Hab auch grad bei Siemens geguckt, aber ich finds nicht :sad: 


MfG


----------



## himbeergeist (21 September 2007)

dann suche doch weiter,, ich will das auch haben

Schönes WE
Frank

Ups, habe doch glatt bitte vergessen, sorry, kommt bestimmt wieder vor


----------



## Sockenralf (21 September 2007)

Hallo,

keine Panik,  
am Montag bin ich wieder im Geschäft, da such ich´s raus  

Aber letztens war der Außendienstler von Pilz bei uns: es soll von Pilz auch ein recht gutes Buch darüber geben, das an die Kunden meistens verschenkt wird.


MfG


----------



## Sockenralf (21 September 2007)

Hallo,

es geschehen noch Zeichen und Wunder:

ICH HAB´S GEFUNDEN   

http://support.automation.siemens.c...r=true&siteid=cseus&query2=&modelled=&lang=de


MfG

PS: hoffentlich klappts


----------



## Tillix (21 September 2007)

Nabend 

Hat evtl. jemand diese Pilz Lektüre als PDF File ???  

http://www.pilz.com/knowhow/books/index.de.jsp;jsessionid=115B3C4B4AB98F1D47CD4C3871104333

:s11: Tillix


----------



## PeterEF (21 September 2007)

mitchih schrieb:


> Hallo,
> hat jemand genaue Unterlagen über die Abschaltung bei Not Aus noch den verschiedenen Kategorien???


 
Das Sicherheitshandbuch von Moeller ist nicht übel: 
http://www.moeller.net/de/support/servicequick.jsp?id=159,692

Demnächst (eigentlich seit Anfang 2007) wird aber sowieso wieder (alles?) anders, d.h. die Kategorien werden wohl anders aufgeteilt und es gibt neuerdings sowas wie Performance-Level - kennt sich da jemand aus?



> Bin eigentlich immer davon ausgegangen, das vor einem FU mind. 2 Schütze gehören (also redundante Abschaltung) Habe jetzt eine Anlage gesehen, da werden die Lastschütze über die Hardware weggeschaltet (Not Aus Relais) die Ausgänge bleiben aber aktiv da die Spannungsversorgung nicht weggeschaltet wird.


 
Einen FU bei Notaus mit Schützen abschalten? Es gibt FU für sicherheitsgerichtete Anwendungen, die dann ein gesteuertes Stillsetzen erlauben...


----------



## Sockenralf (21 September 2007)

Hallo,

GENAU DAS meinte ich  

Soll aber lt. Außendienstler wohl demnächst wieder über Pilz zu haben sein.

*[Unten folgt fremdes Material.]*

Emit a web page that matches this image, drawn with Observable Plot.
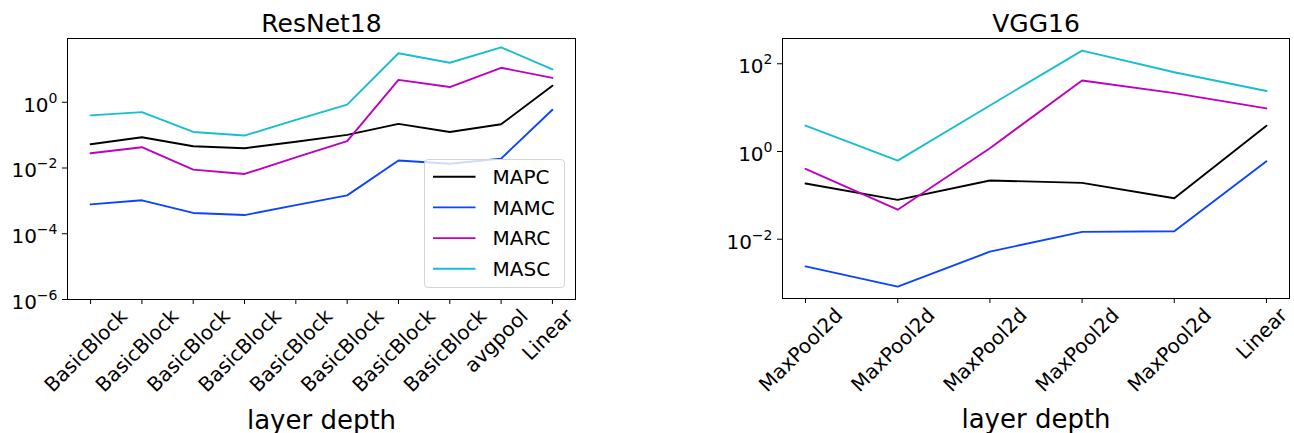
<!DOCTYPE html>
<html><head><meta charset="utf-8">
<script src="https://cdn.jsdelivr.net/npm/d3@7"></script>
<script src="https://cdn.jsdelivr.net/npm/@observablehq/plot@0.6"></script>
<style>
body{margin:0;background:#fff;font-family:"DejaVu Sans",sans-serif;}
#wrap{position:relative;width:1294px;height:433px;overflow:hidden;background:#fff}
.panel{position:absolute;top:0;width:647px;height:433px}
.legend{position:absolute;background:rgba(255,255,255,0.8);border:1px solid #d4d4d4;border-radius:4px;box-sizing:border-box}
</style></head><body><div id="wrap"></div>
<script>
// ---- data ----
const seriesNames = ["MAPC", "MAMC", "MARC", "MASC"];
const seriesColors = ["#000000", "#0a44ff", "#bf00bf", "#17becf"];

const resnetTitle = "ResNet18";
const resnetLayers = ["BasicBlock","BasicBlock","BasicBlock","BasicBlock","BasicBlock","BasicBlock","BasicBlock","BasicBlock","avgpool","Linear"];
const resnetMAPC = [0.053, 0.086, 0.046, 0.040, 0.063, 0.102, 0.22, 0.125, 0.214, 3.2];
const resnetMAMC = [7.8e-4, 1.04e-3, 4.3e-4, 3.7e-4, 7.4e-4, 1.47e-3, 0.017, 0.0135, 0.0193, 0.59];
const resnetMARC = [0.028, 0.043, 0.0089, 0.0066, 0.021, 0.066, 4.8, 2.9, 11.2, 5.5];
const resnetMASC = [0.40, 0.50, 0.125, 0.097, 0.29, 0.85, 31, 15.9, 47, 10];
const resnetYTicks = [1e-6, 1e-4, 1e-2, 1];

const vggTitle = "VGG16";
const vggLayers = ["MaxPool2d","MaxPool2d","MaxPool2d","MaxPool2d","MaxPool2d","Linear"];
const vggMAPC = [0.186, 0.079, 0.218, 0.193, 0.086, 3.85];
const vggMAMC = [2.4e-3, 8.3e-4, 5.2e-3, 0.0147, 0.0152, 0.60];
const vggMARC = [0.40, 0.047, 1.19, 41.7, 21.4, 9.6];
const vggMASC = [3.9, 0.62, 11.2, 200, 64, 24];
const vggYTicks = [1e-2, 1, 1e2];

const xLabel = "layer depth";

// ---- drawing ----
const wrap = document.getElementById("wrap");
const measureCtx = document.createElement("canvas").getContext("2d");
measureCtx.font = "20px 'DejaVu Sans'";

function supLabel(d) {
  const e = Math.round(Math.log10(d));
  return "10^" + e;
}

function makePanel(opts) {
  const {title, layers, values, yDomain, yTicks, left, marginLeft, marginRight, marginBottom, legend} = opts;
  const n = layers.length;
  const idx = d3.range(n);
  const data = idx.flatMap(i => seriesNames.map((s, k) => ({i, layer: layers[i], series: s, value: values[k][i]})));
  const pad = 0.05 * (n - 1);
  // matplotlib-style centred rotated tick labels: one text mark per label, offset by its rotated bbox
  const tickLabelMarks = idx.map(i => {
    const w = measureCtx.measureText(layers[i]).width;
    const off = 9.8 + (w + 23.3) * Math.SQRT1_2 / 2;
    return Plot.text([i], {x: d => d, text: d => layers[d], frameAnchor: "bottom", rotate: -45,
      textAnchor: "middle", fontSize: 20, dy: off});
  });
  const chart = Plot.plot({
    width: 647, height: 433,
    marginLeft, marginRight, marginTop: 38, marginBottom,
    style: {fontFamily: "DejaVu Sans", fontSize: "20px", color: "black", background: "transparent", overflow: "visible"},
    x: {type: "linear", domain: [-pad, n - 1 + pad]},
    y: {type: "log", domain: yDomain},
    color: {domain: seriesNames, range: seriesColors},
    marks: [
      Plot.lineY(data, {x: "i", y: "value", z: "series", stroke: "series", strokeWidth: 1.9}),
      Plot.frame({stroke: "black", strokeWidth: 1}),
      Plot.axisY({ticks: yTicks, tickFormat: supLabel, tickSize: 5, tickPadding: 5, fontSize: 20, label: null}),
      Plot.axisX({ticks: idx, tickSize: 5, tickFormat: () => "", label: null}),
      ...tickLabelMarks,
      Plot.text([title], {frameAnchor: "top", lineAnchor: "bottom", dy: -7, fontSize: 25}),
      Plot.text([xLabel], {frameAnchor: "bottom", lineAnchor: "bottom", dy: 129, fontSize: 26})
    ]
  });
  const div = document.createElement("div");
  div.className = "panel";
  div.style.left = left + "px";
  div.appendChild(chart);
  wrap.appendChild(div);

  // superscript exponents on y tick labels
  chart.querySelectorAll('g[aria-label="y-axis tick label"] text').forEach(t => {
    const s = t.textContent;
    const m = /^10\^(-?\d+)$/.exec(s);
    if (!m) return;
    t.textContent = "";
    const base = document.createElementNS("http://www.w3.org/2000/svg", "tspan");
    base.textContent = "10";
    const sup = document.createElementNS("http://www.w3.org/2000/svg", "tspan");
    sup.textContent = m[1].replace("-", "\u2212");
    sup.setAttribute("font-size", "14px");
    sup.setAttribute("dy", "-9");
    t.appendChild(base);
    t.appendChild(sup);
    t.setAttribute("transform", (t.getAttribute("transform") || "") + " translate(0,3)");
  });

  if (legend) {
    const lg = document.createElement("div");
    lg.className = "legend";
    Object.assign(lg.style, {left: legend.left + "px", top: legend.top + "px", width: legend.width + "px", height: legend.height + "px"});
    div.appendChild(lg);
    const svg = d3.select(lg).append("svg").attr("width", legend.width).attr("height", legend.height)
      .style("position", "absolute").style("left", "-1px").style("top", "-1px").style("overflow", "visible");
    seriesNames.forEach((s, k) => {
      const cy = 17.7 + k * 30.7;
      svg.append("line").attr("x1", 9).attr("x2", 51.5).attr("y1", cy).attr("y2", cy)
        .attr("stroke", seriesColors[k]).attr("stroke-width", 1.9);
      svg.append("text").attr("x", 68.5).attr("y", cy).attr("dy", "0.36em")
        .attr("font-family", "DejaVu Sans").attr("font-size", 20).attr("fill", "black").text(s);
    });
  }
}

makePanel({
  title: resnetTitle, layers: resnetLayers,
  values: [resnetMAPC, resnetMAMC, resnetMARC, resnetMASC],
  yDomain: [1e-6, 87], yTicks: resnetYTicks,
  left: 0, marginLeft: 67, marginRight: 72, marginBottom: 134,
  legend: {left: 423.5, top: 159, width: 141, height: 129}
});

makePanel({
  title: vggTitle, layers: vggLayers,
  values: [vggMAPC, vggMAMC, vggMARC, vggMASC],
  yDomain: [4.45e-4, 377], yTicks: vggYTicks,
  left: 647, marginLeft: 135, marginRight: 5, marginBottom: 135,
  legend: null
});
</script>
</body></html>
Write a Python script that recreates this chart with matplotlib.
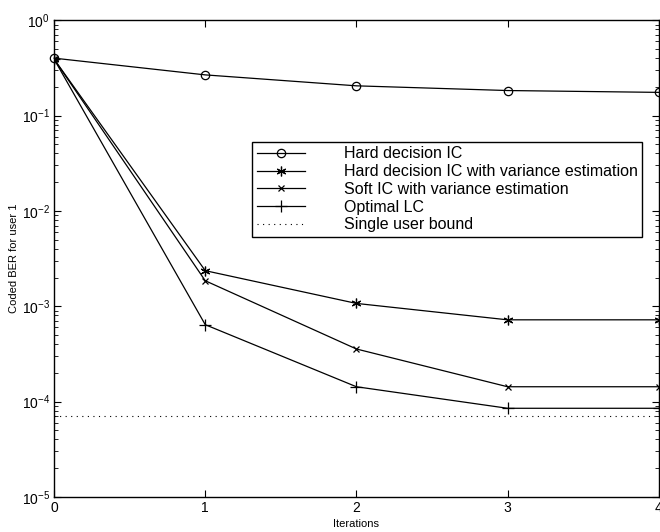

Vielleicht einfach eurem ADler mal kräftig die Ohren vollheulen und ein wenig jammern  

MfG


----------



## Oberchefe (22 September 2007)

> Demnächst (eigentlich seit Anfang 2007) wird aber sowieso wieder (alles?) anders, d.h. die Kategorien werden wohl anders aufgeteilt und es gibt neuerdings sowas wie Performance-Level - kennt sich da jemand aus?


 
Safety Integrity Level (SIL) ist hier das Stichwort.
http://pia.khe.siemens.com/index_pr...ifikate.funktionale_sicherheit_sil_-13027.htm



> Einen FU bei Notaus mit Schützen abschalten? Es gibt FU für sicherheitsgerichtete Anwendungen, die dann ein gesteuertes Stillsetzen erlauben...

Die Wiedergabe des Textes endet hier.